## [What the task asks]
Pictures in the data below are not part of the copy; transcribe everything else exactly.
##########
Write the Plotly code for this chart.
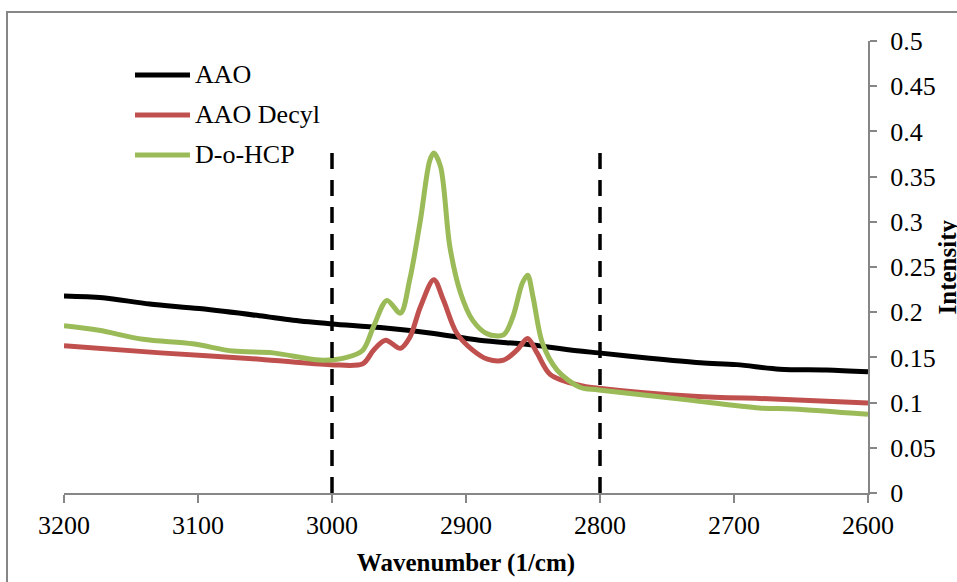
import plotly.graph_objects as go

# ---- data ----
series_names = ["AAO", "AAO Decyl", "D-o-HCP"]

wn_aao = [3200, 3171, 3136, 3099, 3054, 3029, 3000, 2964, 2927, 2890, 2852, 2815,
          2801, 2763, 2725, 2698, 2666, 2631, 2600]
int_aao = [0.218, 0.216, 0.209, 0.204, 0.196, 0.191, 0.187, 0.183, 0.177, 0.169, 0.164, 0.157,
           0.155, 0.149, 0.144, 0.142, 0.137, 0.136, 0.134]

wn_decyl = [3200, 3128, 3054, 3001, 2977, 2969, 2960, 2949, 2942, 2934, 2924, 2917, 2907,
            2895, 2884, 2872, 2862, 2854, 2847, 2837, 2815, 2801, 2730, 2670, 2600]
int_decyl = [0.163, 0.155, 0.148, 0.142, 0.143, 0.158, 0.169, 0.160, 0.172, 0.206, 0.236, 0.214, 0.177,
             0.158, 0.148, 0.147, 0.158, 0.171, 0.155, 0.131, 0.119, 0.116, 0.107, 0.104, 0.0996]

wn_hcp = [3200, 3174, 3141, 3104, 3074, 3044, 3009, 2989, 2977, 2969, 2959, 2949, 2942, 2934,
          2927, 2924, 2919, 2912, 2904, 2895, 2884, 2872, 2865, 2858, 2854, 2850, 2843, 2832,
          2815, 2801, 2735, 2681, 2656, 2600]
int_hcp = [0.185, 0.180, 0.170, 0.165, 0.157, 0.155, 0.147, 0.150, 0.158, 0.184, 0.213, 0.199, 0.236, 0.302,
           0.368, 0.376, 0.361, 0.272, 0.221, 0.191, 0.176, 0.175, 0.195, 0.232, 0.241, 0.217, 0.166, 0.136,
           0.117, 0.114, 0.103, 0.094, 0.093, 0.087]

marker_wn = [3000, 2800]
marker_y = [0, 0.385]

x_ticks = [3200, 3100, 3000, 2900, 2800, 2700, 2600]
y_ticks = [0, 0.05, 0.1, 0.15, 0.2, 0.25, 0.3, 0.35, 0.4, 0.45, 0.5]

colors = ["#000000", "#C0504D", "#9BBB59"]
FONT = "Liberation Serif, Times New Roman, serif"
AX = "#868686"

fig = go.Figure()
for name, xs, ys, c in zip(series_names, [wn_aao, wn_decyl, wn_hcp],
                           [int_aao, int_decyl, int_hcp], colors):
    fig.add_trace(go.Scatter(x=xs, y=ys, mode="lines", name=name,
                             line=dict(color=c, width=5, shape="spline", smoothing=0.9),
                             showlegend=False))

for w in marker_wn:
    fig.add_trace(go.Scatter(x=[w, w], y=marker_y, mode="lines", showlegend=False,
                             line=dict(color="#000000", width=3.5, dash="16px,11px")))

# manual legend (Excel style)
leg_y = [0.9248, 0.8363, 0.7478]
for name, c, ly in zip(series_names, colors, leg_y):
    fig.add_shape(type="line", xref="paper", yref="paper", x0=0.0883, x1=0.1567, y0=ly, y1=ly,
                  line=dict(color=c, width=5))
    fig.add_annotation(xref="paper", yref="paper", x=0.1604, y=ly, text=name, showarrow=False,
                       xanchor="left", yanchor="middle", font=dict(family=FONT, size=26, color="#000000"))

# outer chart border
fig.add_shape(type="rect", xref="paper", yref="paper", x0=-0.0709, x1=1.1144, y0=-0.2146, y1=1.0642,
              line=dict(color=AX, width=2), layer="below")

# right-side title (partly cut by the right edge, as in the reference)
fig.add_annotation(xref="paper", yref="paper", x=1.0796, y=0.5, text="<b>Intensity</b>", showarrow=False,
                   textangle=-90, xanchor="left", yanchor="middle",
                   font=dict(family=FONT, size=25, color="#000000"))

fig.update_layout(
    width=957, height=582,
    margin=dict(l=64, r=89, t=41, b=89, autoexpand=False),
    paper_bgcolor="white", plot_bgcolor="white",
    font=dict(family=FONT, size=26, color="#000000"),
    showlegend=False,
)
fig.update_xaxes(range=[3200, 2600], tickvals=x_ticks, ticktext=[str(v) for v in x_ticks],
                 showgrid=False, zeroline=False, showline=True, linecolor=AX, linewidth=2,
                 ticks="outside", ticklen=8, tickcolor=AX, tickwidth=2, automargin=False,
                 tickfont=dict(family=FONT, size=26, color="#000000"),
                 title=dict(text="<b>Wavenumber (1/cm)</b>", font=dict(family=FONT, size=25), standoff=14))
fig.update_yaxes(range=[0, 0.5], tickvals=y_ticks, ticktext=[f"{v:g}" for v in y_ticks], side="right",
                 showgrid=False, zeroline=False, showline=True, linecolor=AX, linewidth=2,
                 ticks="outside", ticklen=7, tickcolor=AX, tickwidth=2, automargin=False,
                 ticklabelstandoff=8,
                 tickfont=dict(family=FONT, size=26, color="#000000"))

fig.write_html("out.html", config={"displayModeBar": False},
               post_script="document.body.style.margin='0';document.body.style.overflow='hidden';")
##########
## [Reply]
Write the Plotly code for this chart.
import plotly.graph_objects as go

# ---- data ----
series_names = ["AAO", "AAO Decyl", "D-o-HCP"]

wn_aao = [3200, 3171, 3136, 3099, 3054, 3029, 3000, 2964, 2927, 2890, 2852, 2815,
          2801, 2763, 2725, 2698, 2666, 2631, 2600]
int_aao = [0.218, 0.216, 0.209, 0.204, 0.196, 0.191, 0.187, 0.183, 0.177, 0.169, 0.164, 0.157,
           0.155, 0.149, 0.144, 0.142, 0.137, 0.136, 0.134]

wn_decyl = [3200, 3128, 3054, 3001, 2977, 2969, 2960, 2949, 2942, 2934, 2924, 2917, 2907,
            2895, 2884, 2872, 2862, 2854, 2847, 2837, 2815, 2801, 2730, 2670, 2600]
int_decyl = [0.163, 0.155, 0.148, 0.142, 0.143, 0.158, 0.169, 0.160, 0.172, 0.206, 0.236, 0.214, 0.177,
             0.158, 0.148, 0.147, 0.158, 0.171, 0.155, 0.131, 0.119, 0.116, 0.107, 0.104, 0.0996]

wn_hcp = [3200, 3174, 3141, 3104, 3074, 3044, 3009, 2989, 2977, 2969, 2959, 2949, 2942, 2934,
          2927, 2924, 2919, 2912, 2904, 2895, 2884, 2872, 2865, 2858, 2854, 2850, 2843, 2832,
          2815, 2801, 2735, 2681, 2656, 2600]
int_hcp = [0.185, 0.180, 0.170, 0.165, 0.157, 0.155, 0.147, 0.150, 0.158, 0.184, 0.213, 0.199, 0.236, 0.302,
           0.368, 0.376, 0.361, 0.272, 0.221, 0.191, 0.176, 0.175, 0.195, 0.232, 0.241, 0.217, 0.166, 0.136,
           0.117, 0.114, 0.103, 0.094, 0.093, 0.087]

marker_wn = [3000, 2800]
marker_y = [0, 0.385]

x_ticks = [3200, 3100, 3000, 2900, 2800, 2700, 2600]
y_ticks = [0, 0.05, 0.1, 0.15, 0.2, 0.25, 0.3, 0.35, 0.4, 0.45, 0.5]

colors = ["#000000", "#C0504D", "#9BBB59"]
FONT = "Liberation Serif, Times New Roman, serif"
AX = "#868686"

fig = go.Figure()
for name, xs, ys, c in zip(series_names, [wn_aao, wn_decyl, wn_hcp],
                           [int_aao, int_decyl, int_hcp], colors):
    fig.add_trace(go.Scatter(x=xs, y=ys, mode="lines", name=name,
                             line=dict(color=c, width=5, shape="spline", smoothing=0.9),
                             showlegend=False))

for w in marker_wn:
    fig.add_trace(go.Scatter(x=[w, w], y=marker_y, mode="lines", showlegend=False,
                             line=dict(color="#000000", width=3.5, dash="16px,11px")))

# manual legend (Excel style)
leg_y = [0.9248, 0.8363, 0.7478]
for name, c, ly in zip(series_names, colors, leg_y):
    fig.add_shape(type="line", xref="paper", yref="paper", x0=0.0883, x1=0.1567, y0=ly, y1=ly,
                  line=dict(color=c, width=5))
    fig.add_annotation(xref="paper", yref="paper", x=0.1604, y=ly, text=name, showarrow=False,
                       xanchor="left", yanchor="middle", font=dict(family=FONT, size=26, color="#000000"))

# outer chart border
fig.add_shape(type="rect", xref="paper", yref="paper", x0=-0.0709, x1=1.1144, y0=-0.2146, y1=1.0642,
              line=dict(color=AX, width=2), layer="below")

# right-side title (partly cut by the right edge, as in the reference)
fig.add_annotation(xref="paper", yref="paper", x=1.0796, y=0.5, text="<b>Intensity</b>", showarrow=False,
                   textangle=-90, xanchor="left", yanchor="middle",
                   font=dict(family=FONT, size=25, color="#000000"))

fig.update_layout(
    width=957, height=582,
    margin=dict(l=64, r=89, t=41, b=89, autoexpand=False),
    paper_bgcolor="white", plot_bgcolor="white",
    font=dict(family=FONT, size=26, color="#000000"),
    showlegend=False,
)
fig.update_xaxes(range=[3200, 2600], tickvals=x_ticks, ticktext=[str(v) for v in x_ticks],
                 showgrid=False, zeroline=False, showline=True, linecolor=AX, linewidth=2,
                 ticks="outside", ticklen=8, tickcolor=AX, tickwidth=2, automargin=False,
                 tickfont=dict(family=FONT, size=26, color="#000000"),
                 title=dict(text="<b>Wavenumber (1/cm)</b>", font=dict(family=FONT, size=25), standoff=14))
fig.update_yaxes(range=[0, 0.5], tickvals=y_ticks, ticktext=[f"{v:g}" for v in y_ticks], side="right",
                 showgrid=False, zeroline=False, showline=True, linecolor=AX, linewidth=2,
                 ticks="outside", ticklen=7, tickcolor=AX, tickwidth=2, automargin=False,
                 ticklabelstandoff=8,
                 tickfont=dict(family=FONT, size=26, color="#000000"))

fig.write_html("out.html", config={"displayModeBar": False},
               post_script="document.body.style.margin='0';document.body.style.overflow='hidden';")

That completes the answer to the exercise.